What to do
Please retype the data in full and exactly; the pictures are not part of the copy.

═══ Material provided ═══

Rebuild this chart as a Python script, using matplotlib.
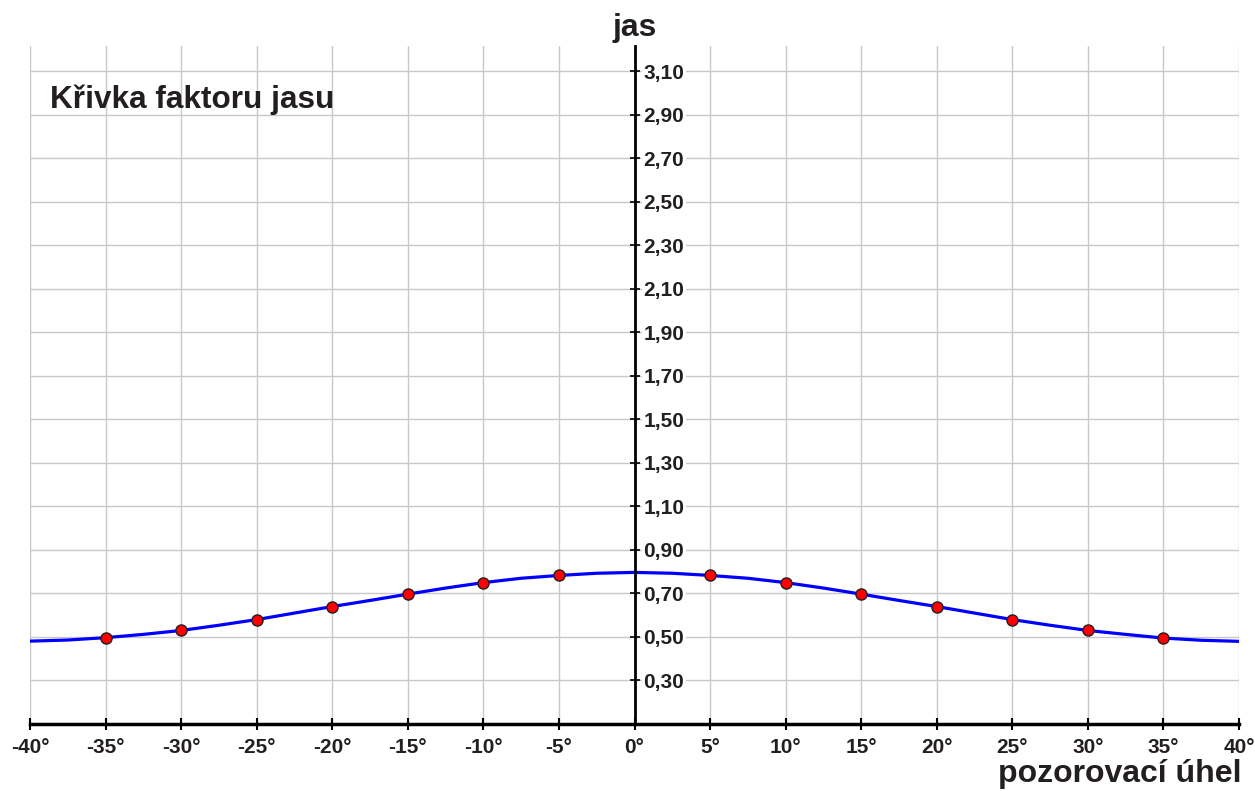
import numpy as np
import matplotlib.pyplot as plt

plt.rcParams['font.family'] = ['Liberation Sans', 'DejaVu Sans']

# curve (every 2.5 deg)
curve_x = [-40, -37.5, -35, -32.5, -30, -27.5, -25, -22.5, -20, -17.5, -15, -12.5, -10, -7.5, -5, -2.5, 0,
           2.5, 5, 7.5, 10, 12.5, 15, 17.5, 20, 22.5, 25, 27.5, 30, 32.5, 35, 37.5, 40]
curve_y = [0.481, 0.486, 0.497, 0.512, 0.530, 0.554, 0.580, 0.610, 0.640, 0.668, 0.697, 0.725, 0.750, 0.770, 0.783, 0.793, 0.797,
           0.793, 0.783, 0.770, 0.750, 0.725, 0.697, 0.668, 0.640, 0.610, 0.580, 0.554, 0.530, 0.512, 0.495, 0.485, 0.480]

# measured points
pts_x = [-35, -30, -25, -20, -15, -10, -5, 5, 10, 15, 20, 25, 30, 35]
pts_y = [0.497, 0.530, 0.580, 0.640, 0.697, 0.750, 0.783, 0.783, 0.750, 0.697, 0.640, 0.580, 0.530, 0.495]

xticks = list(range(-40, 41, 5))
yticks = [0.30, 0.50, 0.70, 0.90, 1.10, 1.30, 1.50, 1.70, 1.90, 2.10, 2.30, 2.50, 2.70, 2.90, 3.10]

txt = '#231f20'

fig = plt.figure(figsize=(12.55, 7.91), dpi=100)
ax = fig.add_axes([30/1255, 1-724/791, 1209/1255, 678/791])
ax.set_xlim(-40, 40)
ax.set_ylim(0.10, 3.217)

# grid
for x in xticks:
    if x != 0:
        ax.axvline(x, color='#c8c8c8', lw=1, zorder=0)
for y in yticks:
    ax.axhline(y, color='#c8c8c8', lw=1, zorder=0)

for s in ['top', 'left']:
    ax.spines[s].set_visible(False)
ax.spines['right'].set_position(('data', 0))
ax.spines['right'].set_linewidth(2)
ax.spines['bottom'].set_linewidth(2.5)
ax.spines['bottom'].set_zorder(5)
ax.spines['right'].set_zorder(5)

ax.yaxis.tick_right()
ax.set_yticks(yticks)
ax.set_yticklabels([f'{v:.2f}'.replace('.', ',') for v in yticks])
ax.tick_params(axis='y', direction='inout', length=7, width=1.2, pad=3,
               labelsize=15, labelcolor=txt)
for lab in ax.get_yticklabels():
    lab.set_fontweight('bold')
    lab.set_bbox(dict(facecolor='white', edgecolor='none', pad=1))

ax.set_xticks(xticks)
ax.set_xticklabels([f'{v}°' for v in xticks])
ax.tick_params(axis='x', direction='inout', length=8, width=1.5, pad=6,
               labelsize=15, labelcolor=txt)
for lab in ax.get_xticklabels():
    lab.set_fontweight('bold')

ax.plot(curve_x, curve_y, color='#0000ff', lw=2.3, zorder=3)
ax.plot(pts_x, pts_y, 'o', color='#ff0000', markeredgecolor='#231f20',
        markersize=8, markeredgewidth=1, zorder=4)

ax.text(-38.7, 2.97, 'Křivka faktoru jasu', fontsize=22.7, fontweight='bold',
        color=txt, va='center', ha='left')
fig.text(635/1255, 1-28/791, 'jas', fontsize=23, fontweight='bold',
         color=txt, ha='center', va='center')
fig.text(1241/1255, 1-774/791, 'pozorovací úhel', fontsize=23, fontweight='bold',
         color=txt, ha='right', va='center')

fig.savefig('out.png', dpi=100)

═══

Solved problem
Rebuild this chart as a Python script, using matplotlib.
import numpy as np
import matplotlib.pyplot as plt

plt.rcParams['font.family'] = ['Liberation Sans', 'DejaVu Sans']

# curve (every 2.5 deg)
curve_x = [-40, -37.5, -35, -32.5, -30, -27.5, -25, -22.5, -20, -17.5, -15, -12.5, -10, -7.5, -5, -2.5, 0,
           2.5, 5, 7.5, 10, 12.5, 15, 17.5, 20, 22.5, 25, 27.5, 30, 32.5, 35, 37.5, 40]
curve_y = [0.481, 0.486, 0.497, 0.512, 0.530, 0.554, 0.580, 0.610, 0.640, 0.668, 0.697, 0.725, 0.750, 0.770, 0.783, 0.793, 0.797,
           0.793, 0.783, 0.770, 0.750, 0.725, 0.697, 0.668, 0.640, 0.610, 0.580, 0.554, 0.530, 0.512, 0.495, 0.485, 0.480]

# measured points
pts_x = [-35, -30, -25, -20, -15, -10, -5, 5, 10, 15, 20, 25, 30, 35]
pts_y = [0.497, 0.530, 0.580, 0.640, 0.697, 0.750, 0.783, 0.783, 0.750, 0.697, 0.640, 0.580, 0.530, 0.495]

xticks = list(range(-40, 41, 5))
yticks = [0.30, 0.50, 0.70, 0.90, 1.10, 1.30, 1.50, 1.70, 1.90, 2.10, 2.30, 2.50, 2.70, 2.90, 3.10]

txt = '#231f20'

fig = plt.figure(figsize=(12.55, 7.91), dpi=100)
ax = fig.add_axes([30/1255, 1-724/791, 1209/1255, 678/791])
ax.set_xlim(-40, 40)
ax.set_ylim(0.10, 3.217)

# grid
for x in xticks:
    if x != 0:
        ax.axvline(x, color='#c8c8c8', lw=1, zorder=0)
for y in yticks:
    ax.axhline(y, color='#c8c8c8', lw=1, zorder=0)

for s in ['top', 'left']:
    ax.spines[s].set_visible(False)
ax.spines['right'].set_position(('data', 0))
ax.spines['right'].set_linewidth(2)
ax.spines['bottom'].set_linewidth(2.5)
ax.spines['bottom'].set_zorder(5)
ax.spines['right'].set_zorder(5)

ax.yaxis.tick_right()
ax.set_yticks(yticks)
ax.set_yticklabels([f'{v:.2f}'.replace('.', ',') for v in yticks])
ax.tick_params(axis='y', direction='inout', length=7, width=1.2, pad=3,
               labelsize=15, labelcolor=txt)
for lab in ax.get_yticklabels():
    lab.set_fontweight('bold')
    lab.set_bbox(dict(facecolor='white', edgecolor='none', pad=1))

ax.set_xticks(xticks)
ax.set_xticklabels([f'{v}°' for v in xticks])
ax.tick_params(axis='x', direction='inout', length=8, width=1.5, pad=6,
               labelsize=15, labelcolor=txt)
for lab in ax.get_xticklabels():
    lab.set_fontweight('bold')

ax.plot(curve_x, curve_y, color='#0000ff', lw=2.3, zorder=3)
ax.plot(pts_x, pts_y, 'o', color='#ff0000', markeredgecolor='#231f20',
        markersize=8, markeredgewidth=1, zorder=4)

ax.text(-38.7, 2.97, 'Křivka faktoru jasu', fontsize=22.7, fontweight='bold',
        color=txt, va='center', ha='left')
fig.text(635/1255, 1-28/791, 'jas', fontsize=23, fontweight='bold',
         color=txt, ha='center', va='center')
fig.text(1241/1255, 1-774/791, 'pozorovací úhel', fontsize=23, fontweight='bold',
         color=txt, ha='right', va='center')

fig.savefig('out.png', dpi=100)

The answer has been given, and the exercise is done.